For People In the Early Stages of Divorce

 Do I need a CDFA? 

Hiring a CDFA puts a financial expert, trained in the issues specific to divorce, in your corner.  From beginning to end there are a myriad of financial decisions that need to be made.   As a Certified Divorce Financial Analyst we work together to make sure your needs and goals are addressed.  Any along challenges and roadblocks are explored with the goal of finding a solution you can live with.   You're not likely an expert in divorce and will have many questions.  As a CDFA, information and education, along with analysis of "what is" and "what could be"  reporting, projections and create thinking are some of the tools used to help you through the process with clarity and confidence.  We ask a lot of "what would it look like if" questions to facilitate creative problem solving.  You (and often also your soon to be ex) want to make realistic, informed and less emotion-based decisions.  Decisions that will undoubtedly impact you and your new two household family both in the short and long term.   A CDFA on your team helps you make decisions you can live with without regret.

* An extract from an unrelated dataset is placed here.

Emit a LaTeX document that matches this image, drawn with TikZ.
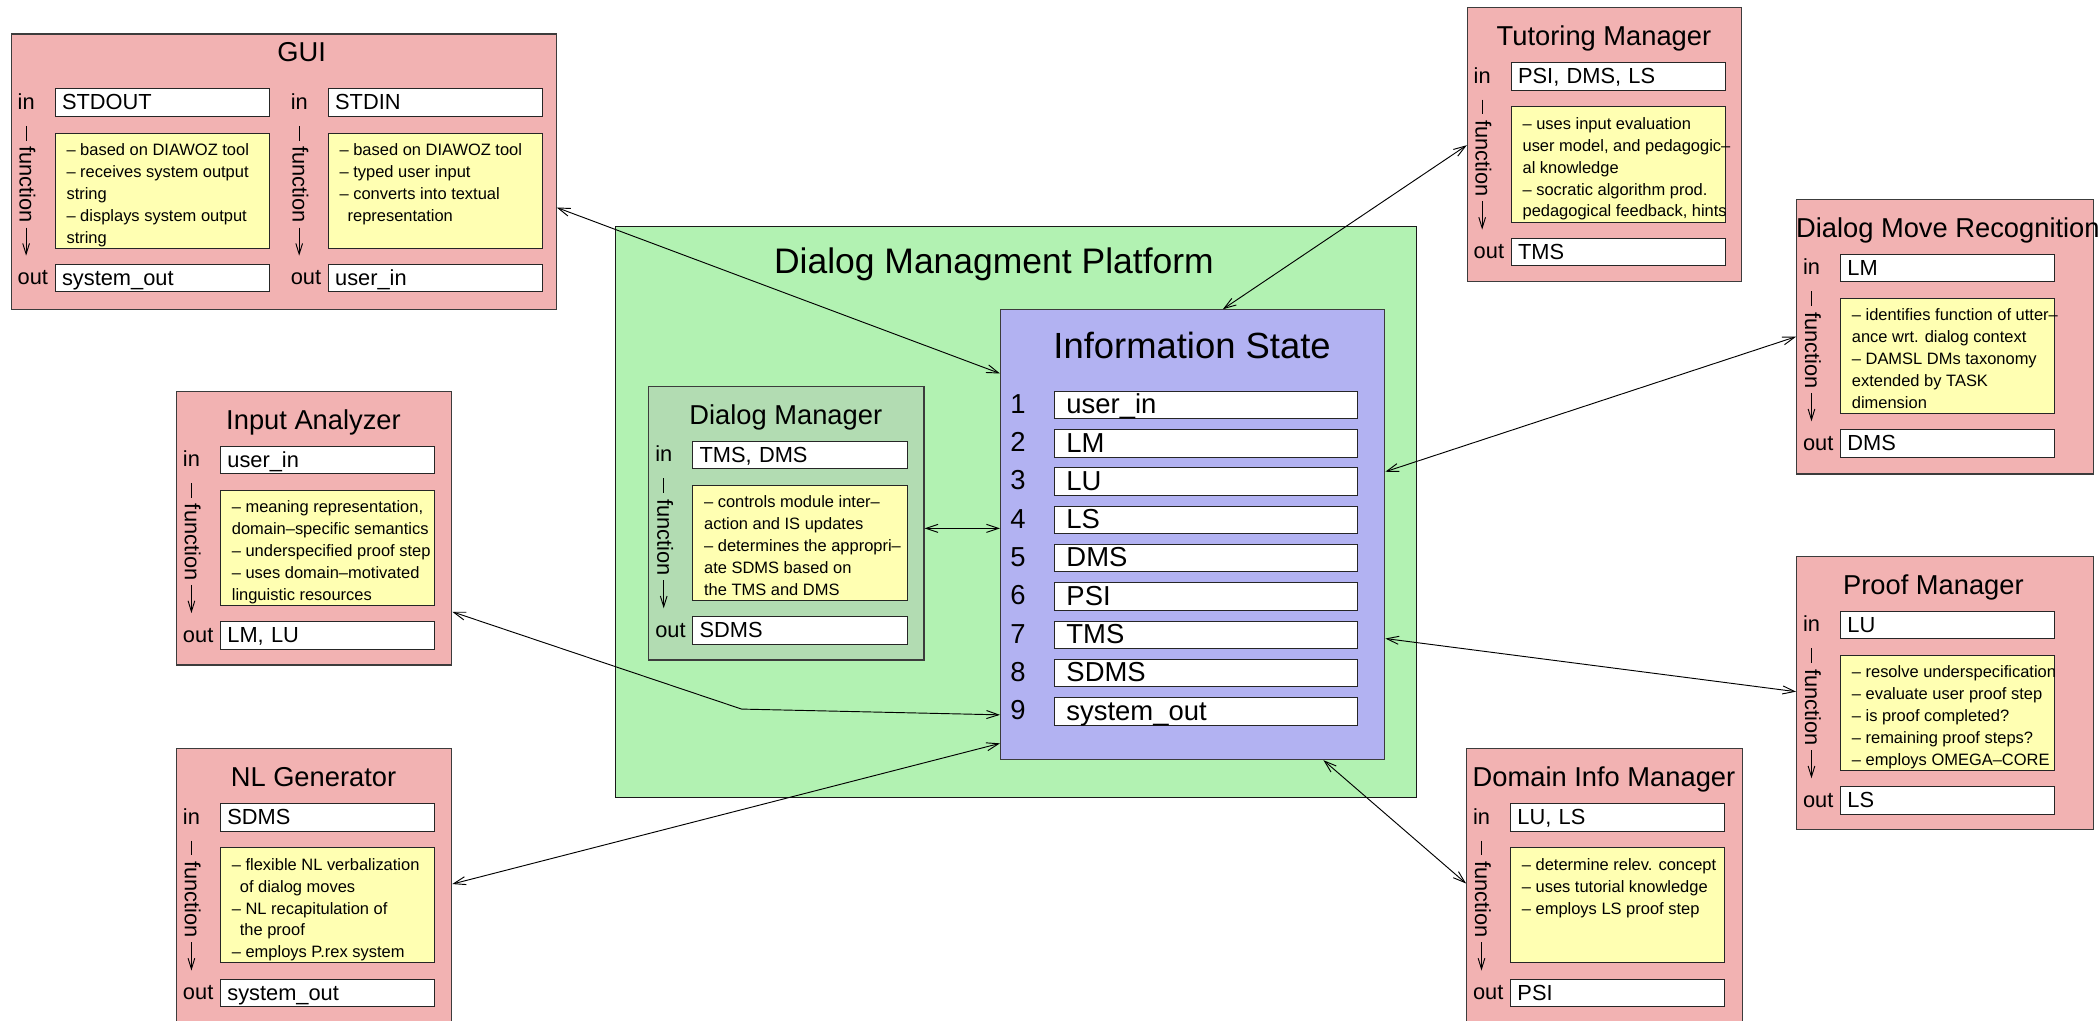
\documentclass[tikz,border=0pt]{standalone}
\usepackage{fontspec}
\setmainfont{Liberation Sans}
\usetikzlibrary{arrows.meta,calc}
\definecolor{pinkbox}{RGB}{242,178,178}
\definecolor{platgreen}{RGB}{178,242,178}
\definecolor{dmgreen}{RGB}{178,220,178}
\definecolor{ispurple}{RGB}{178,178,242}
\definecolor{noteyellow}{RGB}{255,255,178}
\definecolor{edgegray}{RGB}{60,60,60}

\newcommand\mfTitle{\fontsize{20.4}{24}\selectfont}
\newcommand\mfLabel{\fontsize{16.3}{19}\selectfont}
\newcommand\mfNote{\fontsize{12.3}{16.4}\selectfont}
\newcommand\mfIS{\fontsize{20.5}{24}\selectfont}
\newcommand\mfISTitle{\fontsize{27.2}{32}\selectfont}
\newcommand\mfPlat{\fontsize{26.5}{32}\selectfont}

\tikzset{
 modbox/.style={draw=edgegray, line width=0.85pt, fill=pinkbox, anchor=north west, inner sep=0pt},
 inbox/.style={draw=black!85, fill=white, line width=0.7pt, anchor=north west, inner ysep=0pt, inner xsep=5pt, text width=150pt, align=left, text height=15.7pt, text depth=4.8pt, minimum height=20.5pt, font=\mfLabel},
 notebox/.style={draw=black!85, fill=noteyellow, line width=0.7pt, anchor=north west, minimum width=160pt, minimum height=86pt, inner sep=0pt},
 notetext/.style={anchor=north west, inner sep=0pt, align=left, font=\mfNote},
 lbl/.style={anchor=base west, inner sep=0pt, font=\mfLabel},
 ttl/.style={anchor=base, inner sep=0pt, font=\mfTitle},
 isrow/.style={draw=black!85, fill=white, line width=0.7pt, anchor=north west, inner ysep=0pt, inner xsep=8.9pt, text width=208.4pt, align=left, text height=16.8pt, text depth=3.7pt, minimum height=20.5pt, font=\mfIS},
 conn/.style={line width=0.7pt, {Straight Barb[length=9pt,width=6pt]}-{Straight Barb[length=9pt,width=6pt]}},
 fnarrow/.style={line width=0.7pt, -{Straight Barb[length=8pt,width=5pt]}},
}

% frame: [fill] name X Y W H titlex titlebase title
\newcommand\modframe[9][pinkbox]{%
 \node[modbox, fill=#1, minimum width=#5pt, minimum height=#6pt] (#2) at (#3,#4) {};
 \node[ttl] (#2-t) at ({#3+#7},{#4+#8}) {#9};
}
% column: name X Y in out note
\newcommand\modcol[6]{%
 \node[lbl] (#1-il) at ({#2+5},{#3+56.7}) {in};
 \node[inbox] (#1-in) at ({#2+33},{#3+41}) {#4};
 \node[notebox] (#1-nb) at ({#2+33},{#3+74}) {};
 \node[notetext] (#1-nt) at ({#2+41.5},{#3+79.3}) {\strut#6};
 \draw[line width=0.7pt] ({#2+11.5},{#3+69}) -- ({#2+11.5},{#3+80});
 \node[rotate=-90, inner sep=0pt, font=\mfLabel] (#1-fl) at ({#2+12.5},{#3+113}) {function};
 \draw[fnarrow] ({#2+11.5},{#3+145}) -- ({#2+11.5},{#3+166});
 \node[lbl] (#1-ol) at ({#2+5},{#3+187.7}) {out};
 \node[inbox] (#1-out) at ({#2+33},{#3+172}) {#5};
}

\begin{document}
\begin{tikzpicture}[x=1pt,y=-1pt]
\useasboundingbox (0,0) rectangle (1568,762);

% platform
\node[draw=black!90, line width=0.85pt, fill=platgreen, anchor=north west, minimum width=598.5pt, minimum height=426pt, inner sep=0pt] (plat) at (459.5,169) {};
\node[anchor=base, inner sep=0pt, font=\mfPlat] (plat-t) at (742.5,204) {Dialog Managment Platform};

% dialog manager
\modframe[dmgreen]{dm}{484.3}{288.4}{205.5}{204.2}{102.7}{28.6}{Dialog Manager}
\modcol{dm}{484.3}{288.4}{TMS, DMS}{SDMS}{– controls module inter–\\action and IS updates\\– determines the appropri–\\ate SDMS based on\\the TMS and DMS}

% information state
\node[draw=edgegray, line width=0.85pt, fill=ispurple, anchor=north west, minimum width=287pt, minimum height=336pt, inner sep=0pt] (is) at (747,231) {};
\node[anchor=base, inner sep=0pt, font=\mfISTitle] (is-t) at (890.5,267.7) {Information State};
\foreach \k/\txt in {1/user\_in,2/LM,3/LU,4/LS,5/DMS,6/PSI,7/TMS,8/SDMS,9/system\_out}{
 \node[isrow] (is-\k) at (787.4,{292+28.6*(\k-1)}) {\txt};
 \node[anchor=base, inner sep=0pt, font=\mfIS] (is-n\k) at (760.5,{308.8+28.6*(\k-1)}) {\k};
}

% GUI
\modframe{gui}{8}{25}{407}{205.8}{217.3}{21}{GUI}
\modcol{guiL}{8}{25}{STDOUT}{system\_out}{– based on DIAWOZ tool\\– receives system output\\string\\– displays system output\\string}
\modcol{guiR}{212}{25}{STDIN}{user\_in}{– based on DIAWOZ tool\\– typed user input\\– converts into textual\\\hspace*{6pt}representation}

% Tutoring Manager
\modframe{tm}{1095.7}{5.5}{205}{204.5}{102.5}{28.6}{Tutoring Manager}
\modcol{tm}{1095.7}{5.5}{PSI, DMS, LS}{TMS}{– uses input evaluation\\user model, and pedagogic–\\al knowledge\\– socratic algorithm prod.\\pedagogical feedback, hints}

% Dialog Move Recognition
\modframe{dmr}{1341.7}{148.7}{221.7}{205}{113.4}{28.8}{Dialog Move Recognition}
\modcol{dmr}{1341.7}{148.7}{LM}{DMS}{– identifies function of utter–\\ance wrt. dialog context\\– DAMSL DMs taxonomy\\extended by TASK\\dimension}

% Input Analyzer
\modframe{ia}{131.5}{292}{205.5}{204.3}{102.7}{28.6}{Input Analyzer}
\modcol{ia}{131.5}{292}{user\_in}{LM, LU}{– meaning representation,\\domain–specific semantics\\– underspecified proof step\\– uses domain–motivated\\linguistic resources}

% Proof Manager
\modframe{pm}{1341.7}{415.4}{221.7}{204}{102.6}{28.6}{Proof Manager}
\modcol{pm}{1341.7}{415.4}{LU}{LS}{– resolve underspecification\\– evaluate user proof step\\– is proof completed?\\– remaining proof steps?\\– employs OMEGA–CORE}

% NL Generator
\modframe{nl}{131.5}{559}{205.5}{204}{102.7}{28.6}{NL Generator}
\modcol{nl}{131.5}{559}{SDMS}{system\_out}{– flexible NL verbalization\\\hspace*{6pt}of dialog moves\\– NL recapitulation of\\\hspace*{6pt}the proof\\– employs P.rex system}

% Domain Info Manager
\modframe{dim}{1095.2}{559}{205.9}{204}{103}{28.6}{Domain Info Manager}
\modcol{dim}{1095.2}{559}{LU, LS}{PSI}{– determine relev. concept\\– uses tutorial knowledge\\– employs LS proof step}

% connectors
\coordinate (bendIA) at (554,529.7);
\draw[conn] ([yshift=-130pt]gui.north east) -- ([yshift=-48pt]is.north west);
\draw[conn] ([yshift=-103pt]tm.north west) -- ([xshift=166.5pt]is.north west);
\draw[conn] ([yshift=-102.8pt]dmr.north west) -- ([yshift=-121.4pt]is.north east);
\draw[conn] ([yshift=-106.3pt]dm.north east) -- ([yshift=-163.7pt]is.north west);
\draw[conn] ([yshift=-101.3pt]pm.north west) -- ([yshift=-246pt]is.north east);
\draw[conn] ([yshift=-165pt]ia.north east) -- (bendIA) -- ([yshift=-303pt]is.north west);
\draw[conn] ([yshift=-101.4pt]nl.north east) -- ([yshift=-324.3pt]is.north west);
\draw[conn] ([xshift=241.6pt]is.south west) -- ([yshift=-101pt]dim.north west);
\end{tikzpicture}
\end{document}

If your chosen divorce process is one of various "newer" more flexible and cooperative methodologies such as collaborative divorce or mediated divorce, a CDFA functions as a financial neutral;  advocating for the best outcomes all around given each parties desires, needs and goals.

In a more traditional, litigated divorce, my role as a CDFA is as an advocate for one party, although in some circumstances the reporting and analysis we create can be shared with the other side which often reduces costs and creates outcomes that avoid extra attorney time and expensive litigation.


Visit the IDFA (Institute for Divorce Financial Analysts) website

For Attorneys and other Divorce Professionals

If you are a family law attorney or other divorce professional who already utilizes the services of a CDFA with your clients, you've seen how a CDFA save you time, create charts, reports and other materials to facilitate discussion and resolution of issues, and and most importantly reduce the stress and uncertainty clients feel making the many life-altering financial decisions necessary during a divorce.  When questions related to financial realities and uncertainties are addressed with education and projections from the financial neutral or CDFA a large source of tension, stress and conflict is reduced. Clients can move forward through the decision making process in a less emotional, more confident state, allowing the other divorce professionals (legal, divorce coach/mental health, co-parenting coordinator, etc) to focus on those parts of the divorce using their strengths and tools bringing resolution and best outcomes for all.

Having a financial advocate (in litigated cases) or a  financial neutral (in mediated or Collaborative cases) can help build not only acceptable, but often creative and modern financial solutions.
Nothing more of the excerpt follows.